:: WHAT IS EXPECTED ::
Leave the pictures out, and retype all of the material exactly as written.

[Rows from a dataset of charts and code]
#####
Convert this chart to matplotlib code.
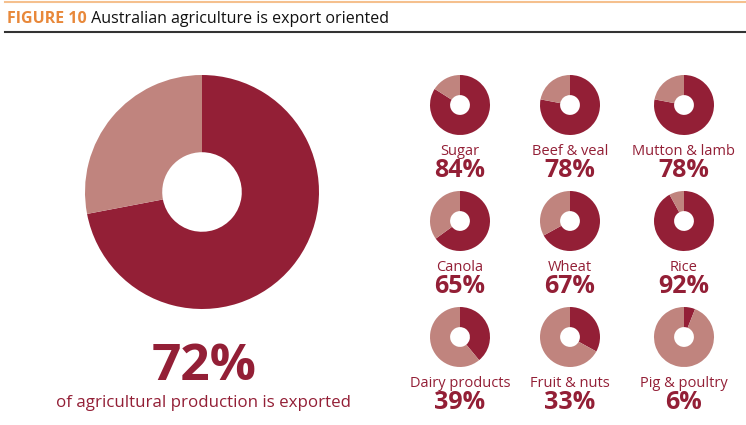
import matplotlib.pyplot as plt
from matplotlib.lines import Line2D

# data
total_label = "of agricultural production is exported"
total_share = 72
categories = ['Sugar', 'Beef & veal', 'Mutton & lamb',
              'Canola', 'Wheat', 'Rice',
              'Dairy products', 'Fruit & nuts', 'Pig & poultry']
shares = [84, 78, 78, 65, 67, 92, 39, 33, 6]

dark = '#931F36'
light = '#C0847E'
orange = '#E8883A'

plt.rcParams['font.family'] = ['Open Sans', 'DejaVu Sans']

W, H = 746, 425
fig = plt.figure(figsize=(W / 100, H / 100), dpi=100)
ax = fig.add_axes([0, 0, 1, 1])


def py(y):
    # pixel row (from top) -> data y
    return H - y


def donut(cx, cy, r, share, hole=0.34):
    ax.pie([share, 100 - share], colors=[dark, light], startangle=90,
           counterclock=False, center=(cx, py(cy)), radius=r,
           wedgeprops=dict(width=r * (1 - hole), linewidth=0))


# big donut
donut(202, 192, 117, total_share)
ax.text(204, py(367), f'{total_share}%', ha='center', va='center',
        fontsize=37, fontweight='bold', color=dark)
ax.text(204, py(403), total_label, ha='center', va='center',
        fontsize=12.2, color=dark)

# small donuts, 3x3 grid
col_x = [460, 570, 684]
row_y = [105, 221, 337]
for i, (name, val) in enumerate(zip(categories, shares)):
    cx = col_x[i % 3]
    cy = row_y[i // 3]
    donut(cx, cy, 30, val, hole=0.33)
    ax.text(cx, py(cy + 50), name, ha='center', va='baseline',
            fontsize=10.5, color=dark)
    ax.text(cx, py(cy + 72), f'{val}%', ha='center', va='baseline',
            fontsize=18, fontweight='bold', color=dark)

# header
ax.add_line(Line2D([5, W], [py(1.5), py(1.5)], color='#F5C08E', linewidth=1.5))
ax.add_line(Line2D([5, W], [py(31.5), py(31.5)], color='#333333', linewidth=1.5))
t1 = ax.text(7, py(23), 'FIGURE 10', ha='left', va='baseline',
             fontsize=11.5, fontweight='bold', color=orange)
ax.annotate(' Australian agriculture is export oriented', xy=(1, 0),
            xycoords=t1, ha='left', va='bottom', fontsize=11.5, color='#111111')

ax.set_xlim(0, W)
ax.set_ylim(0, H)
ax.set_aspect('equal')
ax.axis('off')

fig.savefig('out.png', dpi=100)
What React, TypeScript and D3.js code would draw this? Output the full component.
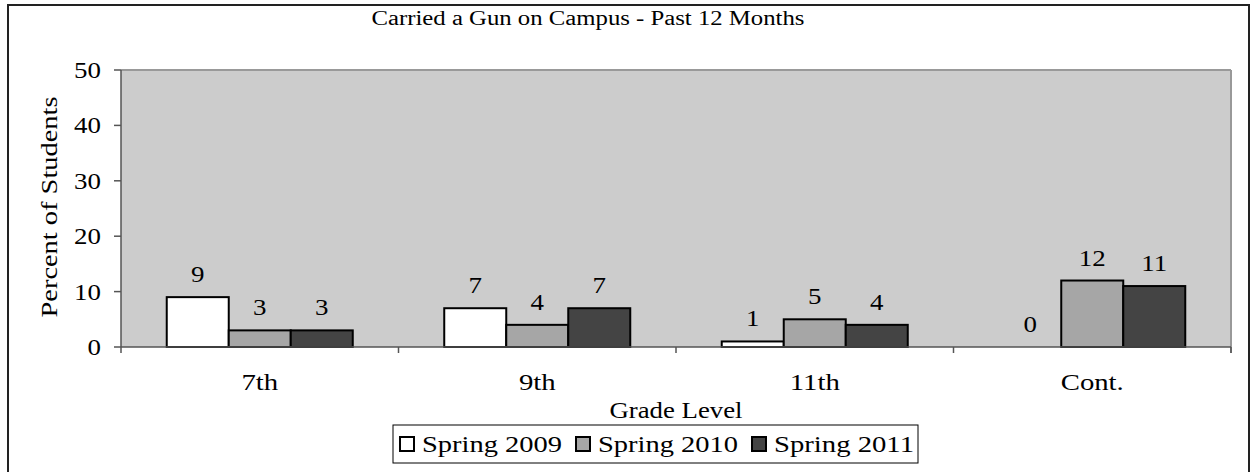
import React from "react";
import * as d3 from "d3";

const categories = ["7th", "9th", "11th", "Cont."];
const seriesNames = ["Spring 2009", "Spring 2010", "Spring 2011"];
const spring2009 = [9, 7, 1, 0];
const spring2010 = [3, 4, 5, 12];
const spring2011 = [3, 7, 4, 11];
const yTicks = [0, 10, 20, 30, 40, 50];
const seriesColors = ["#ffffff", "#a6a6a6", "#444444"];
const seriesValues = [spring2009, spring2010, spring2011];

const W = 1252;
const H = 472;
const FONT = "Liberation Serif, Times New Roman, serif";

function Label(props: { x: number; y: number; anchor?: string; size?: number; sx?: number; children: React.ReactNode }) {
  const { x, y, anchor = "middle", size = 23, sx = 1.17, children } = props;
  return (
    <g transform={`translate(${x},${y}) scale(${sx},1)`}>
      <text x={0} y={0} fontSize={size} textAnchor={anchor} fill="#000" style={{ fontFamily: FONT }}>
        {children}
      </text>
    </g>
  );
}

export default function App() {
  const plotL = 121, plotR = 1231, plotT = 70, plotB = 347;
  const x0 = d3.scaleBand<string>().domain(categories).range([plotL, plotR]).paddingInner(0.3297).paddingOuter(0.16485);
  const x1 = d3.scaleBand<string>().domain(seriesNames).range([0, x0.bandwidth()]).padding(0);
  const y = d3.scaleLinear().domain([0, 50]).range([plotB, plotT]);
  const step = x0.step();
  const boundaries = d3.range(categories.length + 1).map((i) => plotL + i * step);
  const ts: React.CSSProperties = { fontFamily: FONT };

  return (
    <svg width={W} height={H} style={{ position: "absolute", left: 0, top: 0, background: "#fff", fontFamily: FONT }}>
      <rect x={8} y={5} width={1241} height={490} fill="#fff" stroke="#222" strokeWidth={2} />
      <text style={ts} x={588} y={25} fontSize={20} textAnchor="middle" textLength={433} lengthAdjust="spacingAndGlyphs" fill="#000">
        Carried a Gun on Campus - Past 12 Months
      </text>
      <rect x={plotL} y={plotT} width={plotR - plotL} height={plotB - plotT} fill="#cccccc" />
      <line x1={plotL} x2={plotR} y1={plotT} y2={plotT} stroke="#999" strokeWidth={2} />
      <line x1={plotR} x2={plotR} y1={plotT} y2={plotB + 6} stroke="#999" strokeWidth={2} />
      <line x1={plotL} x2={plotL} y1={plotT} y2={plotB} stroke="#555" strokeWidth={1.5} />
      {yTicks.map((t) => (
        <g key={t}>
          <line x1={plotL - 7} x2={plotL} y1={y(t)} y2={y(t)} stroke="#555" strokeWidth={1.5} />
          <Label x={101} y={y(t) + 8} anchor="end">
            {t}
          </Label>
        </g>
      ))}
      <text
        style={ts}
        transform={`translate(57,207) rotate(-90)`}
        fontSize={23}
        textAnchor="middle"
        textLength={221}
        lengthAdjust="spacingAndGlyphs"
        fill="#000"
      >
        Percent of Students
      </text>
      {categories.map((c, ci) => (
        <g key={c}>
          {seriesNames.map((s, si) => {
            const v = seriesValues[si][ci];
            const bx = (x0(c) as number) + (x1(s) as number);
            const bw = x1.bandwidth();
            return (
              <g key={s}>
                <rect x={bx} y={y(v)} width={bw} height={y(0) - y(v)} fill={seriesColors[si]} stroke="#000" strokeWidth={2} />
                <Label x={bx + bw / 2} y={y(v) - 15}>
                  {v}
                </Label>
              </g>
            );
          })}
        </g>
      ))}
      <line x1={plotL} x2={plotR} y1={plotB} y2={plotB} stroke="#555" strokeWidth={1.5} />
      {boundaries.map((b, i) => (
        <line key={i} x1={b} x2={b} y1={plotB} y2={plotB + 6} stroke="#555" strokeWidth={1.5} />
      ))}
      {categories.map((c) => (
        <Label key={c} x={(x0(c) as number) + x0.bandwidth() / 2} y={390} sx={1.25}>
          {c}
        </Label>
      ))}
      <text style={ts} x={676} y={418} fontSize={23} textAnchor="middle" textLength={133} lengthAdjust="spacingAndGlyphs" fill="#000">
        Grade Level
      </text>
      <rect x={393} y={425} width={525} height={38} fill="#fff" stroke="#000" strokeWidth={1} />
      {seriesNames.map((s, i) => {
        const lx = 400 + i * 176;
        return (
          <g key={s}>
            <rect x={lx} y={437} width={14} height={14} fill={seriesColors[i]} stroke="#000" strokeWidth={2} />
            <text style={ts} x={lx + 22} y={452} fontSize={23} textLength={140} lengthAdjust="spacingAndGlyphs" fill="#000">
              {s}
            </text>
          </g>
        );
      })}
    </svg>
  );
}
#####
:: CORRECT OUTPUT ::
Convert this chart to matplotlib code.
import matplotlib.pyplot as plt
from matplotlib.lines import Line2D

# data
total_label = "of agricultural production is exported"
total_share = 72
categories = ['Sugar', 'Beef & veal', 'Mutton & lamb',
              'Canola', 'Wheat', 'Rice',
              'Dairy products', 'Fruit & nuts', 'Pig & poultry']
shares = [84, 78, 78, 65, 67, 92, 39, 33, 6]

dark = '#931F36'
light = '#C0847E'
orange = '#E8883A'

plt.rcParams['font.family'] = ['Open Sans', 'DejaVu Sans']

W, H = 746, 425
fig = plt.figure(figsize=(W / 100, H / 100), dpi=100)
ax = fig.add_axes([0, 0, 1, 1])


def py(y):
    # pixel row (from top) -> data y
    return H - y


def donut(cx, cy, r, share, hole=0.34):
    ax.pie([share, 100 - share], colors=[dark, light], startangle=90,
           counterclock=False, center=(cx, py(cy)), radius=r,
           wedgeprops=dict(width=r * (1 - hole), linewidth=0))


# big donut
donut(202, 192, 117, total_share)
ax.text(204, py(367), f'{total_share}%', ha='center', va='center',
        fontsize=37, fontweight='bold', color=dark)
ax.text(204, py(403), total_label, ha='center', va='center',
        fontsize=12.2, color=dark)

# small donuts, 3x3 grid
col_x = [460, 570, 684]
row_y = [105, 221, 337]
for i, (name, val) in enumerate(zip(categories, shares)):
    cx = col_x[i % 3]
    cy = row_y[i // 3]
    donut(cx, cy, 30, val, hole=0.33)
    ax.text(cx, py(cy + 50), name, ha='center', va='baseline',
            fontsize=10.5, color=dark)
    ax.text(cx, py(cy + 72), f'{val}%', ha='center', va='baseline',
            fontsize=18, fontweight='bold', color=dark)

# header
ax.add_line(Line2D([5, W], [py(1.5), py(1.5)], color='#F5C08E', linewidth=1.5))
ax.add_line(Line2D([5, W], [py(31.5), py(31.5)], color='#333333', linewidth=1.5))
t1 = ax.text(7, py(23), 'FIGURE 10', ha='left', va='baseline',
             fontsize=11.5, fontweight='bold', color=orange)
ax.annotate(' Australian agriculture is export oriented', xy=(1, 0),
            xycoords=t1, ha='left', va='bottom', fontsize=11.5, color='#111111')

ax.set_xlim(0, W)
ax.set_ylim(0, H)
ax.set_aspect('equal')
ax.axis('off')

fig.savefig('out.png', dpi=100)
What React, TypeScript and D3.js code would draw this? Output the full component.
import React from "react";
import * as d3 from "d3";

const categories = ["7th", "9th", "11th", "Cont."];
const seriesNames = ["Spring 2009", "Spring 2010", "Spring 2011"];
const spring2009 = [9, 7, 1, 0];
const spring2010 = [3, 4, 5, 12];
const spring2011 = [3, 7, 4, 11];
const yTicks = [0, 10, 20, 30, 40, 50];
const seriesColors = ["#ffffff", "#a6a6a6", "#444444"];
const seriesValues = [spring2009, spring2010, spring2011];

const W = 1252;
const H = 472;
const FONT = "Liberation Serif, Times New Roman, serif";

function Label(props: { x: number; y: number; anchor?: string; size?: number; sx?: number; children: React.ReactNode }) {
  const { x, y, anchor = "middle", size = 23, sx = 1.17, children } = props;
  return (
    <g transform={`translate(${x},${y}) scale(${sx},1)`}>
      <text x={0} y={0} fontSize={size} textAnchor={anchor} fill="#000" style={{ fontFamily: FONT }}>
        {children}
      </text>
    </g>
  );
}

export default function App() {
  const plotL = 121, plotR = 1231, plotT = 70, plotB = 347;
  const x0 = d3.scaleBand<string>().domain(categories).range([plotL, plotR]).paddingInner(0.3297).paddingOuter(0.16485);
  const x1 = d3.scaleBand<string>().domain(seriesNames).range([0, x0.bandwidth()]).padding(0);
  const y = d3.scaleLinear().domain([0, 50]).range([plotB, plotT]);
  const step = x0.step();
  const boundaries = d3.range(categories.length + 1).map((i) => plotL + i * step);
  const ts: React.CSSProperties = { fontFamily: FONT };

  return (
    <svg width={W} height={H} style={{ position: "absolute", left: 0, top: 0, background: "#fff", fontFamily: FONT }}>
      <rect x={8} y={5} width={1241} height={490} fill="#fff" stroke="#222" strokeWidth={2} />
      <text style={ts} x={588} y={25} fontSize={20} textAnchor="middle" textLength={433} lengthAdjust="spacingAndGlyphs" fill="#000">
        Carried a Gun on Campus - Past 12 Months
      </text>
      <rect x={plotL} y={plotT} width={plotR - plotL} height={plotB - plotT} fill="#cccccc" />
      <line x1={plotL} x2={plotR} y1={plotT} y2={plotT} stroke="#999" strokeWidth={2} />
      <line x1={plotR} x2={plotR} y1={plotT} y2={plotB + 6} stroke="#999" strokeWidth={2} />
      <line x1={plotL} x2={plotL} y1={plotT} y2={plotB} stroke="#555" strokeWidth={1.5} />
      {yTicks.map((t) => (
        <g key={t}>
          <line x1={plotL - 7} x2={plotL} y1={y(t)} y2={y(t)} stroke="#555" strokeWidth={1.5} />
          <Label x={101} y={y(t) + 8} anchor="end">
            {t}
          </Label>
        </g>
      ))}
      <text
        style={ts}
        transform={`translate(57,207) rotate(-90)`}
        fontSize={23}
        textAnchor="middle"
        textLength={221}
        lengthAdjust="spacingAndGlyphs"
        fill="#000"
      >
        Percent of Students
      </text>
      {categories.map((c, ci) => (
        <g key={c}>
          {seriesNames.map((s, si) => {
            const v = seriesValues[si][ci];
            const bx = (x0(c) as number) + (x1(s) as number);
            const bw = x1.bandwidth();
            return (
              <g key={s}>
                <rect x={bx} y={y(v)} width={bw} height={y(0) - y(v)} fill={seriesColors[si]} stroke="#000" strokeWidth={2} />
                <Label x={bx + bw / 2} y={y(v) - 15}>
                  {v}
                </Label>
              </g>
            );
          })}
        </g>
      ))}
      <line x1={plotL} x2={plotR} y1={plotB} y2={plotB} stroke="#555" strokeWidth={1.5} />
      {boundaries.map((b, i) => (
        <line key={i} x1={b} x2={b} y1={plotB} y2={plotB + 6} stroke="#555" strokeWidth={1.5} />
      ))}
      {categories.map((c) => (
        <Label key={c} x={(x0(c) as number) + x0.bandwidth() / 2} y={390} sx={1.25}>
          {c}
        </Label>
      ))}
      <text style={ts} x={676} y={418} fontSize={23} textAnchor="middle" textLength={133} lengthAdjust="spacingAndGlyphs" fill="#000">
        Grade Level
      </text>
      <rect x={393} y={425} width={525} height={38} fill="#fff" stroke="#000" strokeWidth={1} />
      {seriesNames.map((s, i) => {
        const lx = 400 + i * 176;
        return (
          <g key={s}>
            <rect x={lx} y={437} width={14} height={14} fill={seriesColors[i]} stroke="#000" strokeWidth={2} />
            <text style={ts} x={lx + 22} y={452} fontSize={23} textLength={140} lengthAdjust="spacingAndGlyphs" fill="#000">
              {s}
            </text>
          </g>
        );
      })}
    </svg>
  );
}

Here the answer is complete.